Alex Guarnaschelli's Go-To Unconventional Ingredients For Deviled Eggs
Deviled eggs are one of those dishes that may seem simple in theory, but in reality, take several steps to complete. Boiling eggs to perfection and removing all the shells without snagging the whites is a large task in and of itself. But if you can make a filling so perfectly extraordinary that everyone around you asks for the recipe, it's worth all the effort.
If you search for a deviled egg recipe, you're likely to find a few staple ingredients in it. Aside from eggs, you'll likely see mayonnaise and Dijon mustard which are used for the egg yolk mixture that you'll ultimately pipe into the boiled whites. Many recipes also call for paprika and cayenne pepper, which add a bit of smoke and heat, respectively.
In her recipe, however, chef Alex Guarnaschelli explains that she likes to switch out the Dijon mustard for yellow mustard, and she also uses dried ginger, which she explained to Food & Wine has more of a wasabi-like flavor to it. Deviled eggs are called that for a reason — because the yolk mixture is supposed to be a little devilish and spicy. Adding some unconventional ingredients can give your dish that certain wow factor and most of them are probably already in your refrigerator or spice pantry.

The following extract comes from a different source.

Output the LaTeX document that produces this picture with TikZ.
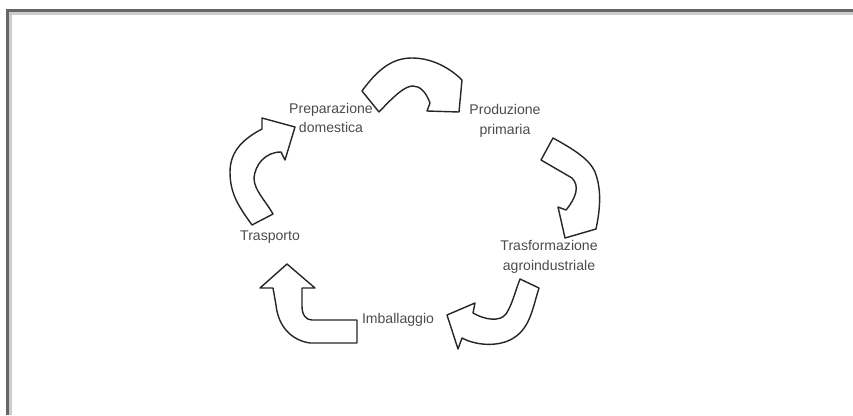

Try mixing in some unique spices
The star of the deviled eggs show really is the egg yolk filling. It's what will separate bland deviled eggs from a great crowd pleaser. Of course, you can achieve delicious deviled eggs with a traditional recipe, but if you're eager to make a dish that breaks traditions or has a bit more wow factor, then you can't go wrong with Guarnaschelli's game-changing ingredient swaps. These aren't your grandma's deviled eggs.
With the zip from the extra vinegary yellow mustard and the heat from the dried ginger, the yolk mixture will pack a punch, but Guarnaschelli also adds Worcestershire sauce as well to give a bit more umami flavor to the mixture, plus a few dashes of hot sauce to compliment the kick of the dried ginger. If this sounds like it might be too spicy of an addition to your next plate of deviled eggs, you can always experiment with using varying amounts of dried ginger and hot sauce to suit your palate. With that said, Guarnaschelli has one more trick up her sleeve that helps keep the mustard, ginger, and hot sauce in their place.
The creamy addition to elevate the texture
In addition to the unconventional spice blend Alex Guarnaschelli uses in her deviled egg yolk mixture, she also adds another ingredient that amps up the texture of her filling as well, making it a bit lighter and fluffier. Mustard and ginger together are quite the intense flavor combination so Guarnaschelli adds unsweetened whipped cream to the mixture to help balance it all out.
This wouldn't be a time to get out a can of whipped cream from the fridge. Instead, you'll want to put one quarter cup of heavy whipping cream in the mixer and mix it on high speed just until stiff peaks form, which takes about one minute. Once the whipped cream is formed, you'll fold that into your egg yolk mixture until it's well incorporated. To determine how much of the cream you like in your egg yolk mixture, add a small about at a time and have your clean tasting spoons at the ready so you can figure out how much works for you. Try adding this spicy, creamy mixture to your next batch of deviled eggs and watch the excited praise come rolling in.